── RECORDED INFORMATION ──

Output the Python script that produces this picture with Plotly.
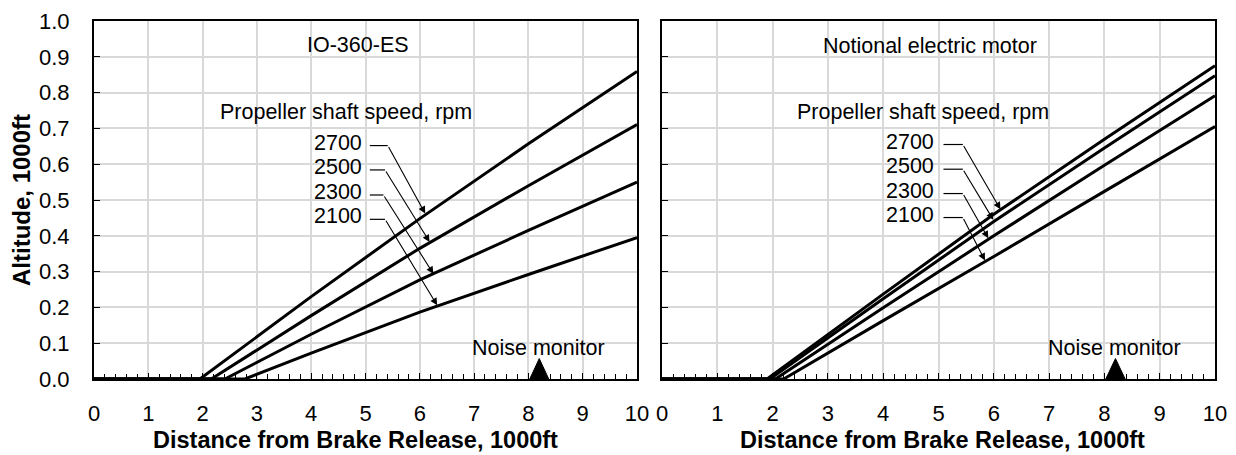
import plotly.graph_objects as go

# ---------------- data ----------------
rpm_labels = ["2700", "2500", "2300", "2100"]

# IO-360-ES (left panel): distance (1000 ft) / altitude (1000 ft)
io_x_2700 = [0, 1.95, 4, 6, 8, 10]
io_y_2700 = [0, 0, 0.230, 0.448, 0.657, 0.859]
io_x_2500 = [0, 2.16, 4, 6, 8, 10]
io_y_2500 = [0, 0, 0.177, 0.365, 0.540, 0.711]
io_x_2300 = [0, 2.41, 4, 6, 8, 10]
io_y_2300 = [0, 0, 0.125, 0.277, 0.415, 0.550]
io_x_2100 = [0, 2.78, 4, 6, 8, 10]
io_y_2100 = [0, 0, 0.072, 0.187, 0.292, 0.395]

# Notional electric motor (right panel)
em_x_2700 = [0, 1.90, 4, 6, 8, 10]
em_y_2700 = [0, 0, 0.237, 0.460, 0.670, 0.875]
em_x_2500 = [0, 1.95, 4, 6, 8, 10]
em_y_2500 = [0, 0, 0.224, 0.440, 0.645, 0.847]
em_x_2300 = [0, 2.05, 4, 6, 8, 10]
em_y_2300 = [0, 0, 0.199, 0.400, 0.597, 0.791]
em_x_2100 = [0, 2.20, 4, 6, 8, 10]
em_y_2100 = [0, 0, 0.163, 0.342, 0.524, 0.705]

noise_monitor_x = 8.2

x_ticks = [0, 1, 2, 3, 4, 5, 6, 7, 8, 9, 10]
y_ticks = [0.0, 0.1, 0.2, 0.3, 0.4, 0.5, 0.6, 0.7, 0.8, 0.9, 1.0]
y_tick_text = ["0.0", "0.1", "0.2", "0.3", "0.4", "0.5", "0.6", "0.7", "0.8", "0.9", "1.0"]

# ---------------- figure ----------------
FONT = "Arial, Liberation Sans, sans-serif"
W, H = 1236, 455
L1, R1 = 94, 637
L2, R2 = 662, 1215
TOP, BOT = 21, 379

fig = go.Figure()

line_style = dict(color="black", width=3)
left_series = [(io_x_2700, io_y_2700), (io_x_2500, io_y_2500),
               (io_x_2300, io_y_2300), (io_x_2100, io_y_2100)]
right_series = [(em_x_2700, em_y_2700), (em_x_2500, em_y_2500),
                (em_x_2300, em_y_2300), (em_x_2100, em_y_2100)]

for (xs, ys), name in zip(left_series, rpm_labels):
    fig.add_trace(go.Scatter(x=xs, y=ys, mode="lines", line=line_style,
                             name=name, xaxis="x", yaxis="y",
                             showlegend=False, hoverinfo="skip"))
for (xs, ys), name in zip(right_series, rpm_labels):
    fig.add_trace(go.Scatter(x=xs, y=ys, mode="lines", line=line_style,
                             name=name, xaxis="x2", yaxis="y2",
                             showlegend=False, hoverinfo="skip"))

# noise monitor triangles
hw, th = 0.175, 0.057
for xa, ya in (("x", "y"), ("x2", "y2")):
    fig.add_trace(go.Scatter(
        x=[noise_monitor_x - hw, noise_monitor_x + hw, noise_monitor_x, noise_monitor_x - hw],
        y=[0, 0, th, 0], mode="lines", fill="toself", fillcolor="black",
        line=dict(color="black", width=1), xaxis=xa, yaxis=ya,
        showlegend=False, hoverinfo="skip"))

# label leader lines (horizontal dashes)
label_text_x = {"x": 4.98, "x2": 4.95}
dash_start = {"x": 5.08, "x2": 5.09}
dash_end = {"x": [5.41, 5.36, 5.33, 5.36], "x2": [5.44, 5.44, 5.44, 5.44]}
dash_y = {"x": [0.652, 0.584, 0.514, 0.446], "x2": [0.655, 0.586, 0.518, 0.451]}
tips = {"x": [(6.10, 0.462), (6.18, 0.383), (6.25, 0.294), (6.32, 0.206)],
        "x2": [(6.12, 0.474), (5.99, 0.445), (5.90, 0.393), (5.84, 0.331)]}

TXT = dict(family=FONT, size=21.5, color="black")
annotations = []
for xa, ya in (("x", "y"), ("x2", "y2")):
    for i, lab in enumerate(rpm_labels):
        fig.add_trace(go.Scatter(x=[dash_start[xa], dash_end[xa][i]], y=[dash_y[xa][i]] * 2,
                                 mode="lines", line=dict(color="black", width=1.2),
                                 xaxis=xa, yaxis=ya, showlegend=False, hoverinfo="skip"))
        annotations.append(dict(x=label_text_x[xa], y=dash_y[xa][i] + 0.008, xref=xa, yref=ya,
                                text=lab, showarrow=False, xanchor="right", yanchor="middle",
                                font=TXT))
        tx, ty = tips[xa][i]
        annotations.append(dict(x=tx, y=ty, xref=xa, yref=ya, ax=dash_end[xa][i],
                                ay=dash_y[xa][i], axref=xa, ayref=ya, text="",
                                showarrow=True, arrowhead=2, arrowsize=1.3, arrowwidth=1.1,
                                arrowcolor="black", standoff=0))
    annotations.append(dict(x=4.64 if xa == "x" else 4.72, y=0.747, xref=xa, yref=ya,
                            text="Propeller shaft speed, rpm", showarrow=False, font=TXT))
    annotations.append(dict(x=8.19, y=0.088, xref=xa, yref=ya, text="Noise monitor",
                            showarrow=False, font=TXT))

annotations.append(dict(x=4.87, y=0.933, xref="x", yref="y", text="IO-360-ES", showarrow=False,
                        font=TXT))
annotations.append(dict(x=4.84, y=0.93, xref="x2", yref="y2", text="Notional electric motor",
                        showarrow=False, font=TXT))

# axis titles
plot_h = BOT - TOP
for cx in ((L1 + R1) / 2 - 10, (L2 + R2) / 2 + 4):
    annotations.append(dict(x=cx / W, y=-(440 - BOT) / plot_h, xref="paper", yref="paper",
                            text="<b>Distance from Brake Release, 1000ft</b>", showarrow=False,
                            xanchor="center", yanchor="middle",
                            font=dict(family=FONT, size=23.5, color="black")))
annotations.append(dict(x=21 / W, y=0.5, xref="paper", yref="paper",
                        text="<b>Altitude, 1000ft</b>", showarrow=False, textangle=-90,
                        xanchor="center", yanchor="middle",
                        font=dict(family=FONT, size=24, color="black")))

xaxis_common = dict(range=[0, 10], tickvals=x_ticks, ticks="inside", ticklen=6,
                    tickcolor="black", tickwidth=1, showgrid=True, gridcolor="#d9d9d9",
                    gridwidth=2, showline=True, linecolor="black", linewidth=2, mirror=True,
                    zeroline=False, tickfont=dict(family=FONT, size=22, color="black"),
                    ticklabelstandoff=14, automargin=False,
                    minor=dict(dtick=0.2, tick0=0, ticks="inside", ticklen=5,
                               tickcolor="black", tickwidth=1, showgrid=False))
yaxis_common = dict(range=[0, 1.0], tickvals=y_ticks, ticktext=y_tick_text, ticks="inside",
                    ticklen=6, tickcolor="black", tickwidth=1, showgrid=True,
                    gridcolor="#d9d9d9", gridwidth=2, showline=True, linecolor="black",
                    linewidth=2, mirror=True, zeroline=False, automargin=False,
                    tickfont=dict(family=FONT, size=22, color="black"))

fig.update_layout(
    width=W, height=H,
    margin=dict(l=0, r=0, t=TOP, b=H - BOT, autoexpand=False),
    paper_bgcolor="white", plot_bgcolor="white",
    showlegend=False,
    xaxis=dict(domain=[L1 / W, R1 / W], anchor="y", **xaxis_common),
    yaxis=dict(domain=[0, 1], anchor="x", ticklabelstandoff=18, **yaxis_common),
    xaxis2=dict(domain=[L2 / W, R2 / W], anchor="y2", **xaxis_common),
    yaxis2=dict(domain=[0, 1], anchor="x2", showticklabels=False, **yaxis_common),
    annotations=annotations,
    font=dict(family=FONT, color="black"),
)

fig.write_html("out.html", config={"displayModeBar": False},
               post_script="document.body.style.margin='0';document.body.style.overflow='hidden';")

───

REQUIREMENTS: Output exactly the span of lines from the top of the listing through the line holding "fig = go.Figure()", and leave every picture out.

TASK RESULT:
Output the Python script that produces this picture with Plotly.
import plotly.graph_objects as go

# ---------------- data ----------------
rpm_labels = ["2700", "2500", "2300", "2100"]

# IO-360-ES (left panel): distance (1000 ft) / altitude (1000 ft)
io_x_2700 = [0, 1.95, 4, 6, 8, 10]
io_y_2700 = [0, 0, 0.230, 0.448, 0.657, 0.859]
io_x_2500 = [0, 2.16, 4, 6, 8, 10]
io_y_2500 = [0, 0, 0.177, 0.365, 0.540, 0.711]
io_x_2300 = [0, 2.41, 4, 6, 8, 10]
io_y_2300 = [0, 0, 0.125, 0.277, 0.415, 0.550]
io_x_2100 = [0, 2.78, 4, 6, 8, 10]
io_y_2100 = [0, 0, 0.072, 0.187, 0.292, 0.395]

# Notional electric motor (right panel)
em_x_2700 = [0, 1.90, 4, 6, 8, 10]
em_y_2700 = [0, 0, 0.237, 0.460, 0.670, 0.875]
em_x_2500 = [0, 1.95, 4, 6, 8, 10]
em_y_2500 = [0, 0, 0.224, 0.440, 0.645, 0.847]
em_x_2300 = [0, 2.05, 4, 6, 8, 10]
em_y_2300 = [0, 0, 0.199, 0.400, 0.597, 0.791]
em_x_2100 = [0, 2.20, 4, 6, 8, 10]
em_y_2100 = [0, 0, 0.163, 0.342, 0.524, 0.705]

noise_monitor_x = 8.2

x_ticks = [0, 1, 2, 3, 4, 5, 6, 7, 8, 9, 10]
y_ticks = [0.0, 0.1, 0.2, 0.3, 0.4, 0.5, 0.6, 0.7, 0.8, 0.9, 1.0]
y_tick_text = ["0.0", "0.1", "0.2", "0.3", "0.4", "0.5", "0.6", "0.7", "0.8", "0.9", "1.0"]

# ---------------- figure ----------------
FONT = "Arial, Liberation Sans, sans-serif"
W, H = 1236, 455
L1, R1 = 94, 637
L2, R2 = 662, 1215
TOP, BOT = 21, 379

fig = go.Figure()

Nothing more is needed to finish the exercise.